More states are turning to managed-care companies to oversee populations in need of long-term care. States are increasingly turning to private firms to provide managed long-term supports and services (MLTSS). Their goal is to rein in costs and increase budget predictability.

Proponents say it enables delivery of more coordinated care and prevents sending people to expensive nursing home settings. But advocates are claiming that they are seeing care suffer under the model. Researchers who study the issue say the concern may be driven more by a fear of change than any actual shortcomings in care.

Until recently, most state Medicaid programs have excluded people with disabilities from managed care because of their complex needs. But that is changing. Twenty states now have shifted their MLTSS program to private managed-care companies.

The number of beneficiaries moved into MLTSS programs has grown from 105,000 to 1.6 million in the last 10 years.

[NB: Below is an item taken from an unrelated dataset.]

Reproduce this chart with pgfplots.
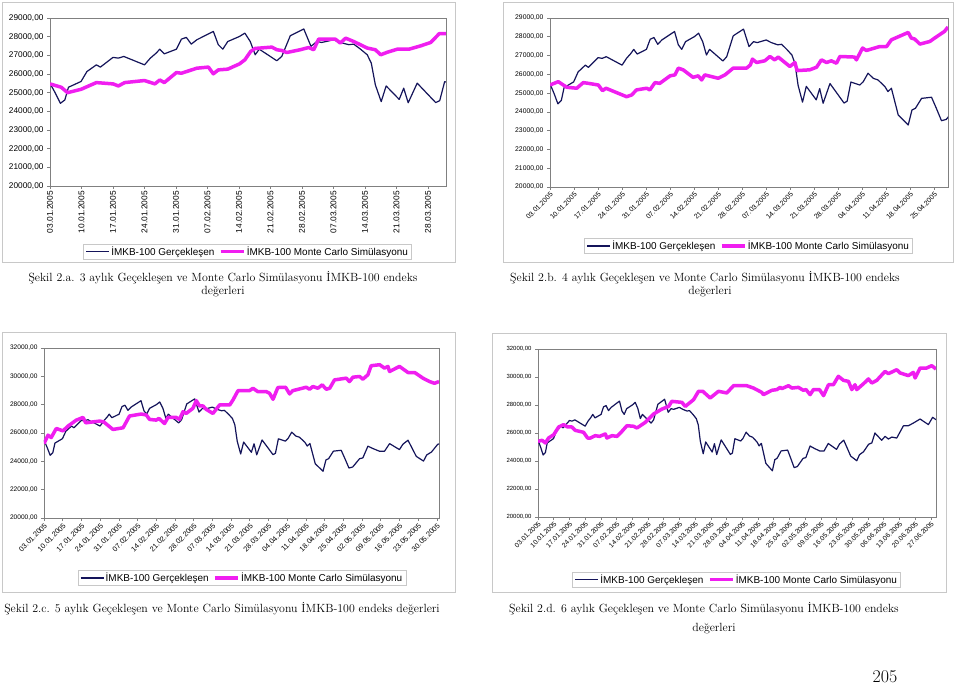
\documentclass[border=0pt]{standalone}
\usepackage{fontspec}
\newfontfamily\arial{Liberation Sans}
\usepackage{pgfplots}
\usepackage{pgfplotstable}
\pgfplotsset{compat=1.18}
\definecolor{navy}{RGB}{20,20,90}
\definecolor{mag}{RGB}{240,30,240}
\definecolor{framec}{RGB}{200,200,200}
\definecolor{axgray}{RGB}{128,128,128}

\pgfplotstableread{
d v
0 25500
1.2 24970
2.3 24430
3.3 24610
4.1 25290
6.9 25600
8.2 26130
10.3 26490
11.2 26370
14.0 26890
15.2 26850
16.4 26940
21.0 26490
22.3 26850
23.6 27120
24.4 27330
25.4 27080
28.1 27330
29.2 27870
30.3 27960
31.4 27600
32.6 27830
36.3 28280
37.4 27570
38.4 27330
39.5 27740
42.1 28010
43.3 28190
44.5 27740
45.6 27030
46.5 27330
50.4 26710
51.5 26940
53.4 28050
56.4 28410
58.0 27480
59.3 27740
60.4 27690
63.0 27830
64.5 27690
66.4 27570
67.5 27600
69.0 27330
70.5 27030
71.4 26580
72.3 25420
73.6 24520
74.7 25360
77.6 24640
78.6 25240
79.6 24460
81.6 25510
85.7 24470
86.6 24570
87.7 25590
90.3 25430
91.3 25610
92.7 26060
94.2 25790
95.6 25700
97.6 25350
98.5 25080
99.5 25260
101.5 23830
104.4 23300
105.5 24100
106.5 24190
108.3 24720
111.2 24780
112.6 24190
114.1 23530
115.5 23600
118.1 24190
119.3 24240
121.2 25070
123.1 24900
125.6 24710
127.4 24710
129.3 25250
133.0 24830
134.3 25210
136.2 25490
139.3 24350
142.0 24020
143.2 24450
145.0 24660
147.3 25200
148.7 25290
150.1 26000
153.1 25480
154.6 25760
156.1 25570
157.6 25710
159.8 25640
162.8 26520
165.0 26520
167.2 26710
170.2 27000
173.9 26600
175.8 27120
177.3 26950
}\actual

\pgfplotstableread{
d v
0 25470
2.5 25290
3.9 25000
6.9 25180
10.3 25540
14.0 25470
15.2 25360
16.6 25540
21.0 25650
23.3 25470
24.4 25680
25.4 25540
28.1 26080
29.2 26040
32.6 26310
35.2 26370
36.3 26010
37.4 26220
39.5 26260
42.1 26540
43.3 26760
44.6 27210
45.6 27370
49.3 27440
50.4 27300
51.5 27260
52.6 27150
55.6 27300
57.5 27420
58.6 27300
59.7 27870
63.4 27870
64.5 27660
65.7 27920
67.5 27740
70.5 27390
72.3 27300
73.5 27030
75.0 27170
77.2 27330
79.8 27330
82.4 27510
84.6 27690
86.5 28160
88.0 28160
}\sima

\pgfplotstableread{
d v
0 25430
2.4 25610
4.9 25310
7.8 25260
9.7 25560
11.2 25520
14.1 25430
15.3 25130
16.3 25260
22.3 24810
23.8 24900
25.2 25170
28.2 25260
29.1 25170
30.6 25560
32.0 25520
35.0 25920
36.4 25970
37.4 26330
38.8 26240
41.7 25840
43.2 25920
44.2 25700
45.1 25970
49.0 25790
51.0 25970
53.4 26330
57.3 26330
58.4 26500
59.0 26810
60.2 26630
62.6 26720
64.1 26950
65.5 26770
66.5 26920
69.9 26420
71.4 26630
72.0 26200
75.7 26240
77.7 26380
79.1 26770
80.6 26630
82.0 26720
83.5 26590
84.5 26950
88.8 26920
89.3 26770
91.1 27400
92.2 27270
96.1 27480
98.1 27480
99.5 27840
104.4 28230
105.3 27930
106.3 27880
107.8 27610
110.7 27750
112.1 27930
115.0 28290
116.0 28520
}\simb

\pgfplotstableread{
d v
0 25250
1.5 25850
2.7 25680
4.6 26320
7.1 26150
9.0 26490
12.1 26910
14.6 27100
15.6 26720
20.8 26840
22.3 26790
25.8 26250
29.6 26370
32.0 27200
36.4 27340
38.3 27270
39.5 26960
42.0 26910
43.0 27030
45.1 26670
46.4 27100
49.5 27100
50.7 26960
52.0 27500
53.2 27380
55.7 27740
57.0 28280
58.2 27910
59.5 27910
60.7 27670
63.2 27380
65.7 27980
69.5 27980
70.7 28330
72.6 28990
76.9 28990
78.2 29160
80.0 28920
83.2 28920
84.4 28800
85.7 28380
87.5 29210
90.4 29230
91.9 28760
93.1 28990
98.1 29230
99.4 29090
100.6 29280
102.5 29160
104.1 29400
105.6 29090
106.9 29160
108.7 29750
113.1 29870
114.3 29630
115.6 29940
118.1 29990
119.3 29800
121.2 30110
122.4 30750
125.6 30820
127.4 30580
128.7 30700
129.3 30340
133.0 30700
136.2 30270
138.7 30270
141.8 29870
144.3 29630
146.1 29510
147.8 29630
}\simc

\pgfplotstableread{
d v
0 25400
1.8 25480
3.3 25290
4.7 25640
7.0 25880
9.2 26430
11.4 26600
13.2 26430
15.1 26430
16.6 26190
20.3 26050
22.1 25640
23.3 25640
25.5 25810
27.4 25760
30.0 25930
30.7 25640
32.9 25810
35.2 25760
37.4 26120
39.6 26520
42.6 26480
44.1 26360
47.8 26760
51.5 27360
55.2 27710
58.2 27900
59.6 28260
64.1 28190
65.6 27900
69.3 28380
71.5 28980
73.4 28980
76.7 28500
80.4 28980
84.1 28860
87.1 29380
93.0 29380
96.0 29210
99.7 28900
100.4 28740
104.2 29050
106.4 29100
107.9 29260
108.6 29170
111.6 29380
113.1 29210
116.0 29260
118.2 29050
119.4 29100
121.2 28740
122.7 29100
125.4 29100
127.2 28670
129.4 29450
131.6 29450
133.8 30050
136.1 29760
138.3 29690
139.8 29100
141.2 29450
142.0 29100
145.0 29520
147.2 29860
148.7 29570
150.9 29760
154.6 30400
156.1 30240
159.8 30520
161.3 30290
165.0 30100
167.2 30330
168.0 29930
170.2 30640
173.1 30640
175.4 30810
177.3 30570
}\simd

\pgfplotsset{
  panel/.style={
    scale only axis, anchor=north west,
    axis line style={draw=axgray, line width=0.8bp},
    tick style={draw=axgray, line width=0.6bp},
    major tick length=3bp,
    tick align=outside, tick pos=left,
    ymin=20000, xmin=0,
    scaled y ticks=false,
    yticklabel style={/pgf/number format/fixed, /pgf/number format/fixed zerofill, /pgf/number format/precision=2, /pgf/number format/use comma, /pgf/number format/1000 sep={}, /pgf/number format/assume math mode=true},
    xticklabel style={inner sep=1bp},
    legend columns=2,
    legend style={draw=framec, fill=white, font=\arial\fontsize{10}{12}\selectfont, inner xsep=2bp, inner ysep=1bp, anchor=center, nodes={inner sep=1.5bp}, /tikz/every even column/.append style={column sep=3bp}},
    legend cell align=left,
    legend image code/.code={\draw[##1] (0bp,0bp) -- (23bp,0bp);},
  },
  act/.style={navy, line width=1.2bp, line join=round},
  sim/.style={mag, line width=3.5bp, line join=round},
}

\begin{document}
\begin{tikzpicture}
\fill[white] (0,0) rectangle (960bp,-683bp);
\path[use as bounding box] (0,0) rectangle (960bp,-683bp);
\draw[framec, line width=0.8bp] (2bp,-2bp) rectangle (455bp,-262bp);
\draw[framec, line width=0.8bp] (503bp,-2bp) rectangle (953bp,-262bp);
\draw[framec, line width=0.8bp] (2bp,-332bp) rectangle (455bp,-592bp);
\draw[framec, line width=0.8bp] (492bp,-333bp) rectangle (946bp,-592bp);

% Panel a
\begin{axis}[panel, at={(50bp,-18bp)}, width=396bp, height=168bp,
  xmax=88, ymax=29000, ytick={20000,21000,...,29000},
  xtick={0,7,...,84},
  xticklabels={03.01.2005,10.01.2005,17.01.2005,24.01.2005,31.01.2005,07.02.2005,14.02.2005,21.02.2005,28.02.2005,07.03.2005,14.03.2005,21.03.2005,28.03.2005},
  xticklabel style={rotate=90, anchor=east, font=\arial\fontsize{8.4}{10}\selectfont, inner sep=2bp},
  yticklabel style={font=\arial\fontsize{8.3}{10}\selectfont},
  legend style={at={(0.499,-0.39)}}]
\addplot[act] table[x=d,y=v]{\actual};
\addplot[sim] table[x=d,y=v]{\sima};
\legend{İMKB-100 Gerçekleşen, İMKB-100 Monte Carlo Simülasyonu}
\end{axis}

% Panel b
\begin{axis}[panel, at={(550bp,-18bp)}, width=398bp, height=169bp,
  xmax=116, ymax=29000, ytick={20000,21000,...,29000},
  xtick={0,7,...,112},
  xticklabels={03.01.2005,10.01.2005,17.01.2005,24.01.2005,31.01.2005,07.02.2005,14.02.2005,21.02.2005,28.02.2005,07.03.2005,14.03.2005,21.03.2005,28.03.2005,04.04.2005,11.04.2005,18.04.2005,25.04.2005},
  xticklabel style={rotate=45, anchor=north east, font=\arial\fontsize{7}{8}\selectfont},
  yticklabel style={font=\arial\fontsize{6.8}{8}\selectfont},
  legend style={at={(0.499,-0.349)}}]
\addplot[act] table[x=d,y=v]{\actual};
\addplot[sim] table[x=d,y=v]{\simb};
\legend{İMKB-100 Gerçekleşen, İMKB-100 Monte Carlo Simülasyonu}
\end{axis}

% Panel c
\begin{axis}[panel, at={(44bp,-348bp)}, width=395bp, height=170bp,
  xmax=147.8, ymax=32000, ytick={20000,22000,...,32000},
  xtick={0,7,...,147},
  xticklabels={03.01.2005,10.01.2005,17.01.2005,24.01.2005,31.01.2005,07.02.2005,14.02.2005,21.02.2005,28.02.2005,07.03.2005,14.03.2005,21.03.2005,28.03.2005,04.04.2005,11.04.2005,18.04.2005,25.04.2005,02.05.2005,09.05.2005,16.05.2005,23.05.2005,30.05.2005},
  xticklabel style={rotate=45, anchor=north east, font=\arial\fontsize{7.3}{8}\selectfont},
  yticklabel style={font=\arial\fontsize{6.6}{8}\selectfont},
  legend style={at={(0.501,-0.353)}}]
\addplot[act] table[x=d,y=v]{\actual};
\addplot[sim] table[x=d,y=v]{\simc};
\legend{İMKB-100 Gerçekleşen, İMKB-100 Monte Carlo Simülasyonu}
\end{axis}

% Panel d
\begin{axis}[panel, at={(538bp,-349bp)}, width=398bp, height=168bp,
  xmax=177.3, ymax=32000, ytick={20000,22000,...,32000},
  xtick={0,7,...,175},
  xticklabels={03.01.2005,10.01.2005,17.01.2005,24.01.2005,31.01.2005,07.02.2005,14.02.2005,21.02.2005,28.02.2005,07.03.2005,14.03.2005,21.03.2005,28.03.2005,04.04.2005,11.04.2005,18.04.2005,25.04.2005,02.05.2005,09.05.2005,16.05.2005,23.05.2005,30.05.2005,06.06.2005,13.06.2005,20.06.2005,27.06.2005},
  xticklabel style={rotate=45, anchor=north east, font=\arial\fontsize{6.8}{8}\selectfont, inner sep=0.5bp},
  yticklabel style={font=\arial\fontsize{6}{7}\selectfont},
  legend style={at={(0.499,-0.372)}}]
\addplot[act] table[x=d,y=v]{\actual};
\addplot[sim] table[x=d,y=v]{\simd};
\legend{İMKB-100 Gerçekleşen, İMKB-100 Monte Carlo Simülasyonu}
\end{axis}

% Captions
\begin{scope}[every node/.style={font=\fontsize{11.9}{14}\selectfont, inner sep=0pt}]
\node at (223bp,-278bp) {Şekil 2.a. 3 aylık Geçekleşen ve Monte Carlo Simülasyonu İMKB-100 endeks};
\node at (223bp,-292bp) {değerleri};
\node at (705bp,-278bp) {Şekil 2.b. 4 aylık Geçekleşen ve Monte Carlo Simülasyonu İMKB-100 endeks};
\node at (710bp,-292bp) {değerleri};
\node at (222bp,-609bp) {Şekil 2.c. 5 aylık Geçekleşen ve Monte Carlo Simülasyonu İMKB-100 endeks değerleri};
\node at (704bp,-609bp) {Şekil 2.d. 6 aylık Geçekleşen ve Monte Carlo Simülasyonu İMKB-100 endeks};
\node at (714bp,-629bp) {değerleri};
\node[font=\fontsize{18}{20}\selectfont] at (885bp,-677bp) {205};
\end{scope}
\end{tikzpicture}
\end{document}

Almost all users of Medicaid-funded long-term supports and services over age 65 are dual-eligible for both Medicare and Medicaid. There are protections in place to ensure access to care. There are also financial incentives to reduce services in managed care that do not exist under a fee-for-service system. However, there are safeguards in place with appeal rights and the fact that if beneficiaries’ health is not managed well, managed-care organizations may face increased costs.

Plan operators say they’ve seen MLTSS create positive change that has allowed people who would otherwise be institutionalized under fee-for-service Medicaid stay in their communities.  However, a common complaint is lost access to care. Participants reported that the Medicaid managed-care organizations (MCOs) running the programs frequently deny long-term care services and supports that were previously provided under the Medicaid fee-for-service system. States insist such cases are rare and that care for disabled Medicaid beneficiaries improves under MLTSS and there are strong appeal procedures in place if there is a concern about impact on care.

Managed care for long-term support clearly can save Medicaid money. The median annual cost for nursing facility care nationally was $91,250 last year compared with $45,800 for one year of home health aide services, according to Kaiser Family Foundation.

Federal studies have also shown that MLTSS programs work best when the plan management company has control over a beneficiary’s Medicare benefits as well as their Medicaid long-term care benefits.